Wednesday, November 22, 2006

Despite the hype, Dream recorder's pictures and records of my sleep patterns are quite anticlimactic. It identifies the times that I dream and the time that I really get into that deep sleep but who cares. It can't tell me what's going on inside my head. It can't roll up it's sleeves and jump into those dreams where a travel down and each and every path I've imagined my life taking.

There's one filled with a big city and big love. There's one filled with snow and action and adventure. There's one filled with celebrities and big houses. There's one filled with the dirt from 10x5 foot hole in the ground. Each sliding down their own wire like a Hooters order on it's way from the waitress to the kitchen (I went there for the first time recently. Just about as blah as I expected.) and in every one there's always that voice pushing me to challenge something. Take it head on.

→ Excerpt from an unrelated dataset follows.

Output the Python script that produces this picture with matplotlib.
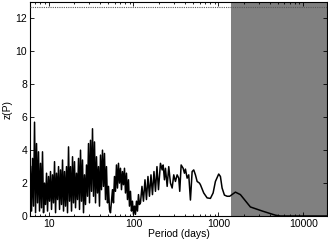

Does this mean I'm a person with a lot of regrets? I don't think so. I don't really know what kind of person I am. All I know is that I'm the kind of guy who will just stop calling a girl back. No, "It's not you it's me." No, "this just isn't working out." One day I'll just stop punching in the numbers. One day she'll just get one or two rings then it's straight to voicemail. Sure blame me. But I'm not even sure I'm the keeper of my own heart. I clipped it to the wire piece by piece and slid each one down the wire into the Hooters kitchen. I just hope they didn't throw it in the deep fryer.